Sparing you another attempt to explain the GameStop Short Squeeze. You’re welcome.
For a good many measures before the Senate, it takes not 51 votes, but 60 votes to pass. Technically not to pass, but to proceed to where they can be passed. The term for this is cloture—the closing of debate. Without cloture, the debate continues and the measure does not come up for a vote.
At one point in time, the filibuster, the continuation of debate, was much more obstructive than today. Today the filibuster approaches a practical veto without any cost to the Senator who wields it. The cost of raising an objection to progress in the Senate in modern times, under both parties, is farcical. They need not engage in incessant speech. They do not substantially obstruct the whole body of the Senate to block a measure. They simply place their padlock and move on. Only if enough members care about the measure will the boltcutters be brought in.
The way that a filibuster should work, must work for it to be a reasonable tool to keep around is that it must put the choice to all concerned. It must be a head-on collision if it is to be useful and not poison to the body. With a head-on collision, the parties must be sober about the conflict. Nothing can be done if the blockage is put up, and so both parties feel the pain. It is a sort of trial-by-combat measure: the opposition says they will not budge, the majority says they want the measure passed. Whoever cares most, their will endures and the measure passes or falls.
The dull-blade filibuster cuts the Senate far too often and without any settlement of long-standing issues. The log remains unhewn, while the wielder is constantly bloodied. It should not be so.
Whether the filibuster remains or falls away is not the question. The question is about the present form of the filibuster being unworkable. The majority should consider both options: either sharpen it or scuttle it.
Is one preferable, whether to the current agenda or the health of the Senate? Not really. The Senate’s health ultimately depends on being in a position to legislate again. Trial and error—experience—is how the Senate will wear down the rough edges that keep it from being capable of much legislation. That position comes in both cases.

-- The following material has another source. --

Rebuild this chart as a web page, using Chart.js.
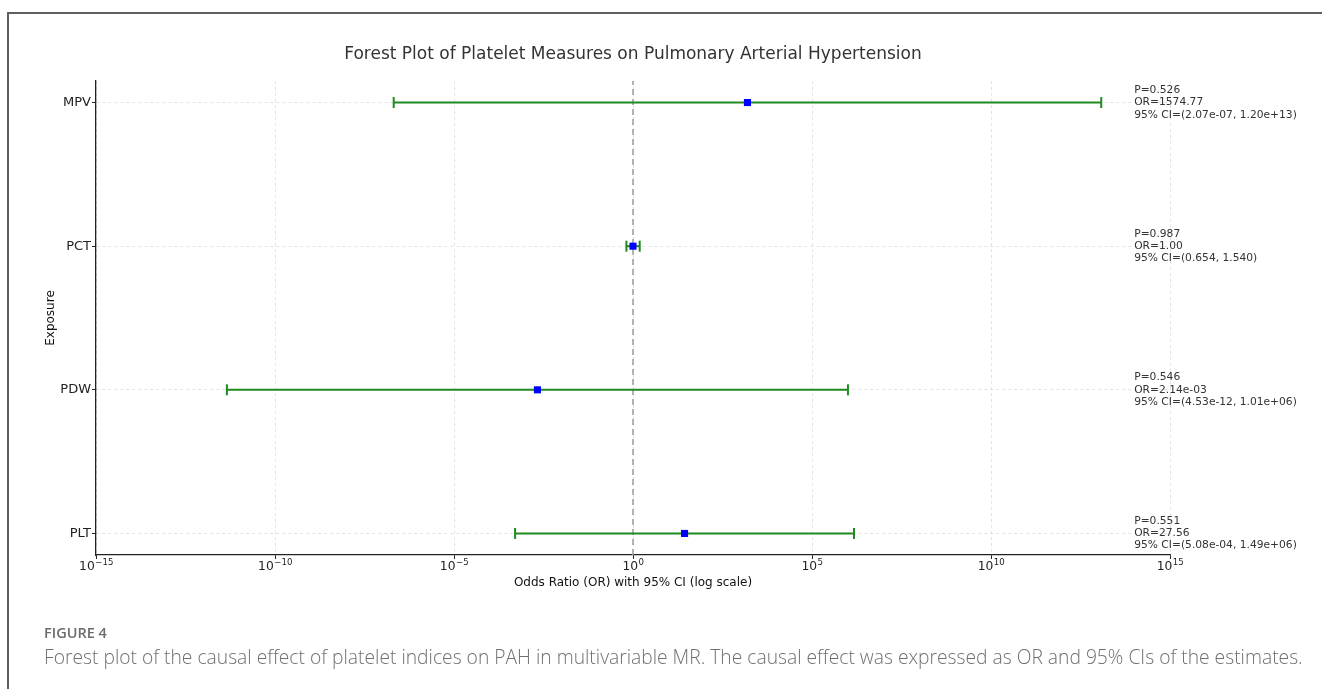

In the case of a hard filibuster, on any given issue one of the two sides will fold. The legislation will move if the opposition caves, and won’t if the proponents cave (in all-or-nothing cases; if there’s a particular section to be amended, the legislation may survive even if a part falls). But after that point, the next item on the calendar may come up and, if it’s not worth the same do-or-die fight, it will be passed.
I do think having a tool for the minority to force an issue is useful from time to time. It puts things in perspective if there’s a cost to doing so. It’s a picked battle rather than another in a long line of vetos.
But keeping the filibuster as is does not serve the interest of the Senate, the minority, the majority, or anyone at all.